La grève a longtemps été l’arme décisive des travailleurs contre les dominants au XXe siècle. En arrêtant la production, elle mettait en lumière l’indispensabilité des travailleurs et transformait la faiblesse individuelle en une force collective. Ce pouvoir d’action a donné à la grève une dimension prestigieuse et morale, souvent incarnée par l’idéal de la grève générale, un blocage total de la société. Georges Sorel, dans ses Réflexions sur la violence (1908), la décrivait comme la « bataille napoléonienne qui écrase définitivement l’adversaire ».
Jusqu’à la fin des Trente Glorieuses et du consensus fordiste, la société était régie par un équilibre entre le pouvoir économique des entrepreneurs, la capacité des syndicats à interrompre le travail par la grève, et l’arbitrage de l’État via le droit du travail.
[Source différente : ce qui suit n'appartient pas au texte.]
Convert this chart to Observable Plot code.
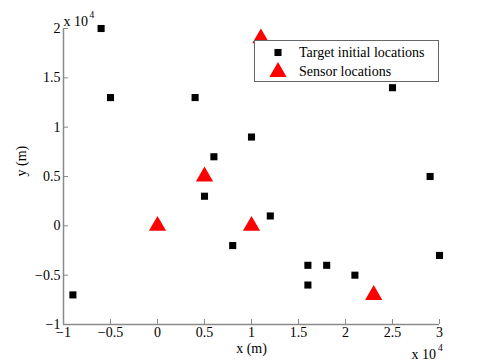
<!DOCTYPE html>
<html>
<head>
<meta charset="utf-8">
<script src="https://cdn.jsdelivr.net/npm/d3@7"></script>
<script src="https://cdn.jsdelivr.net/npm/@observablehq/plot@0.6"></script>
<style>
  html, body { margin: 0; padding: 0; background: #fff; }
  #chart svg { display: block; }
</style>
</head>
<body>
<div id="chart"></div>
<script>
// values in units of 10^4 m
const targetX = [-0.6, -0.5, 0.4, 0.6, 1.0, 0.5, 0.8, 1.2, 1.6, 1.6, 1.8, 2.1, 2.5, 2.9, 3.0, -0.9];
const targetY = [2.0, 1.3, 1.3, 0.7, 0.9, 0.3, -0.2, 0.1, -0.4, -0.6, -0.4, -0.5, 1.4, 0.5, -0.3, -0.7];
const sensorX = [0, 0.5, 1.0, 1.1, 2.3];
const sensorY = [0, 0.5, 0, 1.9, -0.7];
const xTicks = [-1, -0.5, 0, 0.5, 1, 1.5, 2, 2.5, 3];
const yTicks = [-1, -0.5, 0, 0.5, 1, 1.5, 2];
const legendLabels = ["Target initial locations", "Sensor locations"];

const targets = targetX.map((x, i) => ({x, y: targetY[i]}));
const sensors = sensorX.map((x, i) => ({x, y: sensorY[i]}));
const fmt = d => d < 0 ? "\u2212" + (-d) : String(d);

const W = 485, H = 364, mL = 63, mR = 46, mT = 28, mB = 40;
const pw = W - mL - mR, ph = H - mT - mB;
const axisColor = "#8a8a8a";
const serif = "'Liberation Serif', 'Times New Roman', serif";

const plot = Plot.plot({
  width: W, height: H,
  marginLeft: mL, marginRight: mR, marginTop: mT, marginBottom: mB,
  style: {fontFamily: serif, fontSize: "14px", color: "#000", background: "#fff"},
  x: {domain: [-1, 3]},
  y: {domain: [-1, 2]},
  marks: [
    Plot.axisX(xTicks, {tickSize: 0, tickPadding: 3, tickFormat: fmt, label: null, fill: "#000"}),
    Plot.axisY(yTicks, {tickSize: 0, tickPadding: 3, tickFormat: fmt, label: null, fill: "#000"}),
    Plot.tickX(xTicks, {x: d => d, insetTop: ph - 5, stroke: axisColor}),
    Plot.tickY(yTicks, {y: d => d, insetRight: pw - 5, stroke: axisColor}),
    Plot.ruleY([-1], {stroke: axisColor, strokeWidth: 1.5}),
    Plot.ruleX([-1], {stroke: axisColor, strokeWidth: 1.5}),
    Plot.dot(targets, {x: "x", y: "y", symbol: "square", r: 4, fill: "#000", stroke: null}),
    Plot.dot(sensors, {x: "x", y: "y", symbol: "triangle", r: 6.4, fill: "#ff0000", stroke: null}),
    Plot.text(["x (m)"], {frameAnchor: "bottom", dy: 28, fill: "#000"}),
    Plot.text(["y (m)"], {frameAnchor: "left", dx: -42, rotate: -90, fill: "#000"}),
    Plot.text(["x 10"], {frameAnchor: "top-left", textAnchor: "start", dy: -12, fill: "#000"}),
    Plot.text(["4"], {frameAnchor: "top-left", textAnchor: "start", dx: 26, dy: -17, fontSize: 9.5, fill: "#000"}),
    Plot.text(["x 10"], {frameAnchor: "bottom-right", textAnchor: "start", dx: -28, dy: 34, fill: "#000"}),
    Plot.text(["4"], {frameAnchor: "bottom-right", textAnchor: "start", dx: -1.5, dy: 26, fontSize: 9.5, fill: "#000"})
  ]
});

// legend drawn on top of the plot area
const svg = d3.select(plot);
const lg = svg.append("g").attr("font-family", serif).attr("font-size", 14).attr("text-anchor", "start");
lg.append("rect").attr("x", 254.5).attr("y", 40.5).attr("width", 184).attr("height", 41)
  .attr("fill", "#fff").attr("stroke", "#666").attr("stroke-width", 1);
lg.append("path").attr("transform", "translate(278,52.5)")
  .attr("d", d3.symbol(d3.symbolSquare, Math.PI * 16)()).attr("fill", "#000");
lg.append("path").attr("transform", "translate(278,72)")
  .attr("d", d3.symbol(d3.symbolTriangle, Math.PI * 6.4 * 6.4)()).attr("fill", "#ff0000");
lg.selectAll("text.lab").data(legendLabels).join("text")
  .attr("class", "lab").attr("text-anchor", "start")
  .attr("x", 299).attr("y", (d, i) => i === 0 ? 57 : 76)
  .attr("fill", "#000").text(d => d);

document.getElementById("chart").appendChild(plot);
</script>
</body>
</html>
Cette période a vu une augmentation spectaculaire des grèves, avec 1 à 7 millions de journées perdues chaque année entre 1936 et 1970.
Cependant, depuis les années 1980, le paysage a considérablement changé avec l’émergence du capitalisme spéculatif. Un nouveau consensus s’est imposé, privilégiant les intérêts individuels au détriment du collectif. Les salaires, avantages et promotions sont désormais négociés au niveau de chaque collaborateur, valorisant les talents et compétences individuelles. Ceux qui sont moins aptes à négocier s’appuient sur les ressources du droit du travail, mais le recours à la grève collective a drastiquement diminué, atteignant moins de 100 000 journées par an en 2022, soit 70 fois moins qu’au tournant des années 1970. Cette mutation du capitalisme, qui oriente l’épargne vers les marchés financiers, a déplacé les priorités vers la rentabilité du capital espérée par l’actionnaire, redéfinissant ainsi la place et l’impact du travail et de la grève dans la société contemporaine.